Copyright and privacy issues are my greatest concern though. For example, could you imagine seeing yourself as a digital model on some corporate website--doing something you never actually did. That is a scary thought in my opinion. I wonder if you could input your own pictures into the system and have it perform the same procedure though (I loathe the pen tool).


Sounds like hyperbole, but this technology has the potential to change the way people use language and speak and think.

Ever notice how many Americans use "like" as a preamble to a reenactment of a scene from a TV show, or an event, or even an abstracted, generalized occurrence? "It was like..." then on to the enactment. People wouldn't speak like this if it wasn't for ubiquitous video entertainment.

In David Brin's Uplift trilogy, uplifted sentient dolphins sometimes "spoke" to each other by mimicking echolocation returns and beaming pictures and scenes directly into each other's heads. If software like this gets good enough to compose scenes for us on the fly, it will drastically alter the way we speak, just as television did.


People wouldn't speak like this if it weren't for California girls in the 80's.


That's not just a California thing, actually. Growing up in 1970s Ireland, the word was sprinkled liberally throughout our sentences, like. You may like this exploration of metaphor as a fundamental part of consciousness (if so, do follow up and read the mentioned book): http://www.therebel.org/opinion/health/the_thing_to_be_descr...


Wow, this is revolutionary. Anything that can use sophisticated technology to actually make things simpler for the end-user, instead of the other way around, is definitely a plus. I want to try this thing out right now.


If this is for real, then why can't the same thing be done for music? Drum a beat, whistle a tune, sing a few notes - and let the software extract best-matching samples from a library of millions of songs.

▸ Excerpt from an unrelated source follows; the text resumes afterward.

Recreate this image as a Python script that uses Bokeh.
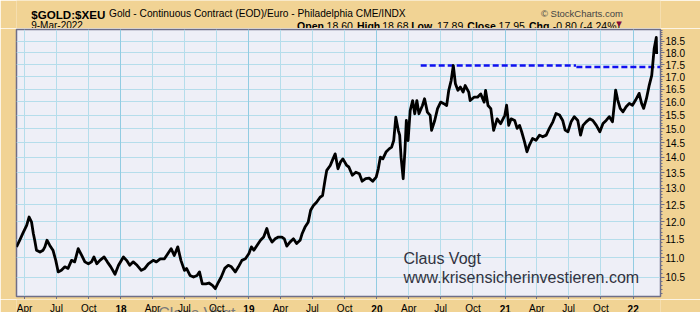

I don't get how this is going to replace photoshop.

The images will not look as good, or as clean as a regular photoshopped image, I doubt that automated image editing is that advanced right now.

The examples they gave, is probably the best that was available, I bet on average, the results don't look nearly as good or clean.

But hey, I could be wrong.


Good enough for display on TV news or a newspaper ?

Get me a picture of the president, put a girl in a red dress in his eye-line. Get me a picture of evil dictator - add some WMD in the background.

At the moment you need an intern to do this be much better when you can do it yourself.


photoshop + 24hours of work = awesome image

photoshop + 1h of work = worthless image

this snake oil thing + 1h of work = so-so usable image


Gotta love the random deer in picture 5.


I really want to try this, but the actual site seems to be down now.


boring. i have been able to do this in emacs for over 10 years now


That picture with the weeding, the sunset, the sailboat and the birds is so unnatrual that it makes my soul twist.


ah, nothing better than a bit of weeding at sunset


Images aren't from flickr, not enough cats.